• dustyData@lemmy.world
    link
    fedilink
    English
    arrow-up
    5
    ·
    7 小时前

    Which they can sell to advertisers LLM and AI companies.

    It’s not talked about too much, because it is not in the best interest of the stockholders. But AI as it was popularized by openAI and both images and text generators already reached a boundary of data availability. There’s no more human made data. They are now resorting to synthetic data, which is to make one first generation LLM model create tons of data to train newer or more tailored weighs models. With the issue that this new models develop problems from inbreeding of the data. Training models on other genAI products poisons the models and corrupts their generative power in just a few generations. This is why genAI images are increasingly turning yellow, the same reason newer models are more fragile and hallucinate or go psychotic more easily than old models. So, the AI companies need new sources of human made data to mix in with the synthetic data.

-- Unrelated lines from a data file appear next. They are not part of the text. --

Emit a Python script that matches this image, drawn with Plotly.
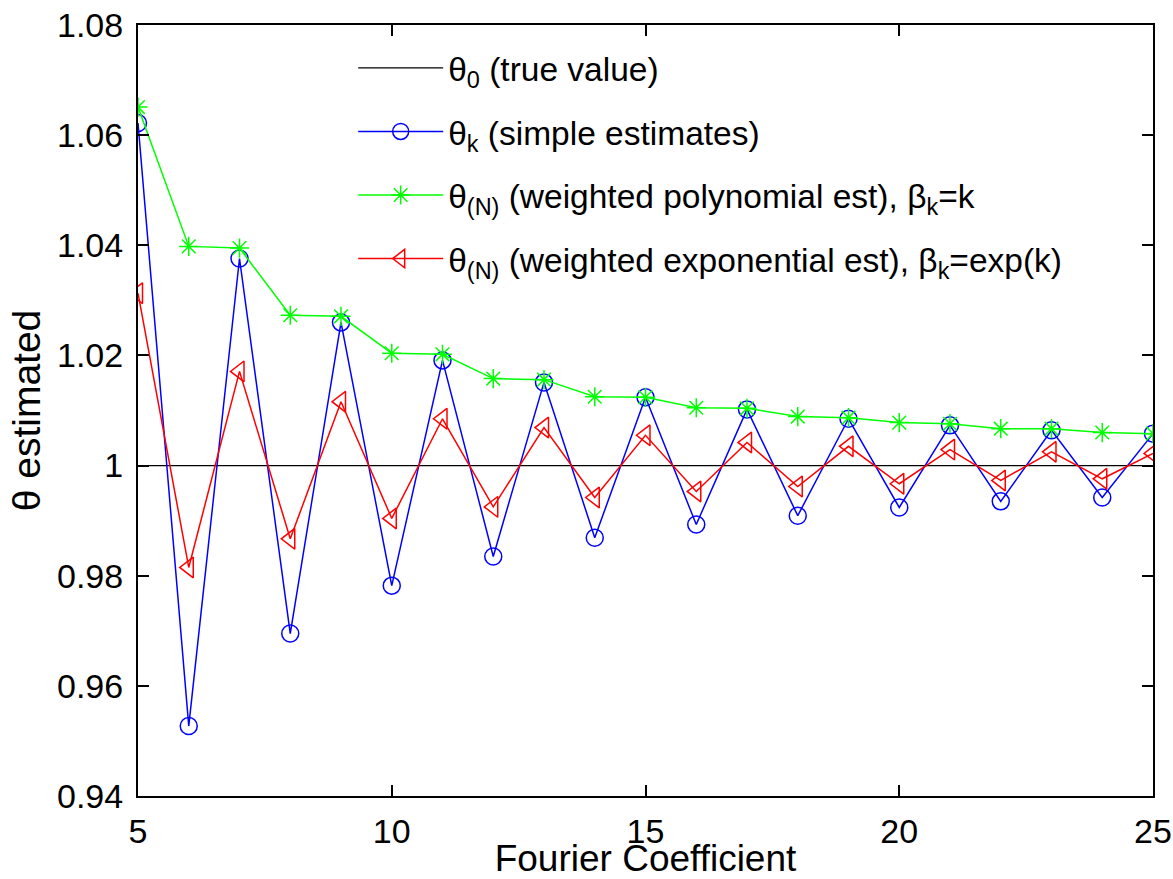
import plotly.graph_objects as go

k = list(range(5, 26))
true_value = [1.0] * len(k)
simple_est = [1.0622, 0.9527, 1.0376, 0.9695, 1.0260, 0.9782, 1.0191, 0.9835, 1.0151, 0.9869,
              1.0124, 0.9893, 1.0102, 0.9909, 1.0085, 0.9924, 1.0073, 0.9935, 1.0064, 0.9942, 1.0058]
poly_est = [1.0651, 1.0398, 1.0395, 1.0273, 1.0271, 1.0204, 1.0202, 1.0158, 1.0156, 1.0125,
            1.0124, 1.0105, 1.0104, 1.0089, 1.0087, 1.0078, 1.0076, 1.0067, 1.0067, 1.0060, 1.0058]
exp_est = [1.0313, 0.9815, 1.0171, 0.9867, 1.0116, 0.9904, 1.0085, 0.9925, 1.0069, 0.9942,
           1.0055, 0.9953, 1.0042, 0.9962, 1.0035, 0.9967, 1.0029, 0.9973, 1.0025, 0.9976, 1.0022]

y_ticks = [0.94, 0.96, 0.98, 1.0, 1.02, 1.04, 1.06, 1.08]
y_tick_text = ["0.94", "0.96", "0.98", "1", "1.02", "1.04", "1.06", "1.08"]
x_ticks = [5, 10, 15, 20, 25]

FONT = "Liberation Sans, Arial, sans-serif"

fig = go.Figure()
fig.add_trace(go.Scatter(x=k, y=true_value, mode="lines", legendgroup="g0",
                         line=dict(color="black", width=1.3),
                         name="θ<sub>0</sub> (true value)"))
fig.add_trace(go.Scatter(x=k, y=simple_est, mode="lines+markers", legendgroup="g1",
                         line=dict(color="#0000ff", width=1.5),
                         marker=dict(symbol="circle-open", size=17, color="#0000ff",
                                     line=dict(width=1.5, color="#0000ff")),
                         name="θ<sub>k</sub> (simple estimates)"))
fig.add_trace(go.Scatter(x=k, y=poly_est, mode="lines+markers", legendgroup="g2",
                         line=dict(color="#00ff00", width=1.5),
                         marker=dict(symbol="asterisk-open", size=16, color="#00ff00",
                                     line=dict(width=1.5, color="#00ff00")),
                         name="θ<sub>(N)</sub> (weighted polynomial est), β<sub>k</sub>=k"))
fig.add_trace(go.Scatter(x=k, y=exp_est, mode="lines+markers", legendgroup="g3",
                         line=dict(color="#ff0000", width=1.5),
                         marker=dict(symbol="triangle-left-open", size=18, color="#ff0000",
                                     line=dict(width=1.5, color="#ff0000")),
                         name="θ<sub>(N)</sub> (weighted exponential est), β<sub>k</sub>=exp(k)"))

axis_common = dict(showline=True, linecolor="black", linewidth=2, mirror="ticks",
                   ticks="inside", ticklen=11, tickwidth=1.5, tickcolor="black",
                   showgrid=False, zeroline=False, automargin=False,
                   tickfont=dict(family=FONT, size=34, color="black"))

fig.update_layout(
    width=1173, height=879,
    margin=dict(l=138, r=20, t=25, b=83),
    paper_bgcolor="white", plot_bgcolor="white",
    font=dict(family=FONT, color="black"),
    xaxis=dict(range=[5, 25], tickvals=x_ticks, ticklabelstandoff=4,
               title=dict(text="Fourier Coefficient", font=dict(family=FONT, size=37), standoff=3),
               **axis_common),
    yaxis=dict(range=[0.94, 1.08], tickvals=y_ticks, ticktext=y_tick_text, ticklabelstandoff=6,
               title=dict(text="θ estimated", font=dict(family=FONT, size=39), standoff=4),
               **axis_common),
    legend=dict(x=0.212, y=0.981, xanchor="left", yanchor="top",
                bgcolor="rgba(255,255,255,0)", borderwidth=0,
                font=dict(family=FONT, size=33.5, color="black"),
                itemwidth=85, tracegroupgap=17),
)

fig.write_html("out.html", config={"displayModeBar": False},
               post_script="document.body.style.margin='0';document.body.style.overflow='hidden';")
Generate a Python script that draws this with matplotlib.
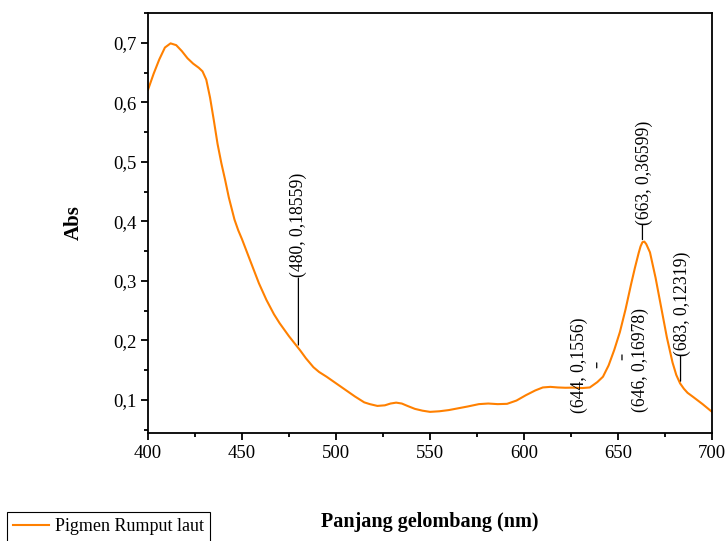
import numpy as np
import matplotlib
matplotlib.use("Agg")
import matplotlib.pyplot as plt
from matplotlib.ticker import MultipleLocator, FuncFormatter
from matplotlib.transforms import offset_copy

plt.rcParams['font.family'] = ['Liberation Serif', 'DejaVu Serif']

# spectrum
wavelength = [400, 403, 406, 409, 412, 415, 418, 421, 424, 427, 429, 431, 433,
              435, 437, 439, 441, 443, 446, 448, 450, 454, 459, 463, 467, 470,
              475, 478, 481, 484, 488, 491, 495, 500, 505, 510, 515, 518, 522,
              526, 529, 532, 535, 538, 542, 546, 550, 555, 560, 565, 570, 576,
              581, 586, 591, 596, 601, 606, 610, 614, 618, 622, 626, 631, 635,
              639, 642, 645, 648, 651, 654, 657, 659, 661, 662, 663, 664, 665,
              667, 670, 673, 676, 679, 681, 683, 685, 687, 690, 695, 700]
absorb = [0.621, 0.648, 0.672, 0.692, 0.699, 0.696, 0.686, 0.674, 0.665, 0.658,
          0.652, 0.638, 0.608, 0.570, 0.530, 0.498, 0.470, 0.440, 0.403, 0.385,
          0.370, 0.337, 0.296, 0.268, 0.244, 0.229, 0.207, 0.195, 0.183,
          0.170, 0.155, 0.147, 0.139, 0.128, 0.117, 0.106, 0.096, 0.093,
          0.090, 0.091, 0.094, 0.0955, 0.094, 0.090, 0.085, 0.082, 0.080,
          0.081, 0.083, 0.086, 0.089, 0.093, 0.094, 0.093, 0.0935, 0.099,
          0.108, 0.116, 0.121, 0.122, 0.121, 0.1205, 0.1207, 0.120, 0.121,
          0.130, 0.139, 0.158, 0.184, 0.214, 0.252, 0.295, 0.322, 0.347,
          0.358, 0.365, 0.366, 0.362, 0.348, 0.305, 0.255, 0.205, 0.163,
          0.142, 0.128, 0.119, 0.112, 0.105, 0.093, 0.080]

peak_wl = [480, 644, 646, 663, 683]
peak_abs = [0.18559, 0.1556, 0.16978, 0.36599, 0.12319]
peak_text = ['(480, 0,18559)', '(644, 0,1556)', '(646, 0,16978)',
             '(663, 0,36599)', '(683, 0,12319)']

# label placement in pixels relative to the point: line dx, y0, y1, text dx, dy, va
label_pos = [(0, 4, 71, 0, 72, 'bottom'),
             (-10, -1, 4, -27, 2, 'center'),
             (11.5, -1.5, 3.5, 29.5, -1.5, 'center'),
             (0, 2, 17, 2, 17, 'bottom'),
             (0.5, 5, 30, 2, 30, 'bottom')]

fig = plt.figure(figsize=(7.26, 5.41), dpi=100)
ax = fig.add_axes([148 / 726, 1 - 433 / 541, 564 / 726, 420 / 541])

line, = ax.plot(wavelength, absorb, color='#ff8000', lw=1.5, label='Pigmen Rumput laut')

for (wl, ab, txt, pos) in zip(peak_wl, peak_abs, peak_text, label_pos):
    ldx, y0, y1, tdx, tdy, va = pos
    tr = offset_copy(ax.transData, fig=fig, x=ldx, y=y0, units='dots')
    ax.annotate('', xy=(wl, ab), xycoords=tr, xytext=(0, y1 - y0),
                textcoords='offset pixels',
                arrowprops=dict(arrowstyle='-', color='black', lw=0.9,
                                shrinkA=0, shrinkB=0))
    ax.annotate(txt, xy=(wl, ab), xytext=(tdx, tdy), textcoords='offset pixels',
                rotation=90, ha='center', va=va, fontsize=12.7)

ax.set_xlim(400, 700)
ax.set_ylim(0.0445, 0.75)
ax.xaxis.set_major_locator(MultipleLocator(50))
ax.xaxis.set_minor_locator(MultipleLocator(25))
ax.yaxis.set_major_locator(MultipleLocator(0.1))
ax.yaxis.set_minor_locator(MultipleLocator(0.05))
ax.yaxis.set_major_formatter(FuncFormatter(lambda v, p: ('%.1f' % v).replace('.', ',')))
ax.tick_params(which='both', direction='out', width=1.3, labelsize=13.5)
ax.tick_params(which='major', length=5)
ax.tick_params(which='minor', length=3)
ax.tick_params(top=False, right=False)
for s in ax.spines.values():
    s.set_linewidth(1.3)

ax.set_xlabel('Panjang gelombang (nm)', fontsize=14.5, fontweight='bold', labelpad=36)
ax.set_ylabel('Abs', fontsize=15, fontweight='bold', labelpad=21)

leg = fig.legend(handles=[line], loc='upper left',
                 bbox_to_anchor=(7 / 726, 1 - 512 / 541),
                 fancybox=False, edgecolor='black', framealpha=1,
                 fontsize=13, handlelength=2.0, borderpad=0.35,
                 handletextpad=0.3, borderaxespad=0)
leg.get_frame().set_linewidth(0.8)

fig.savefig('out.png', dpi=100)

    The main problem is that we ran out, there’s no more data made by humans to train AI with. Humans don’t create new data fast enough to train all the new models with the new doodads and features the AI companies want to sell. So now these companies will pay anything just to get their hands on new fresh stuff. These is why any app in the planet will now pivot to do anything they can to get chats going. It’s a new source of data to sell to data brokers.

    • Telorand@reddthat.com
      link
      fedilink
      English
      arrow-up
      4
      ·
      6 小时前

      Barf. I try hard not to think about it, since it’s shoved in our faces at every turn, but you’re absolutely right that our data is going to these AI corpos.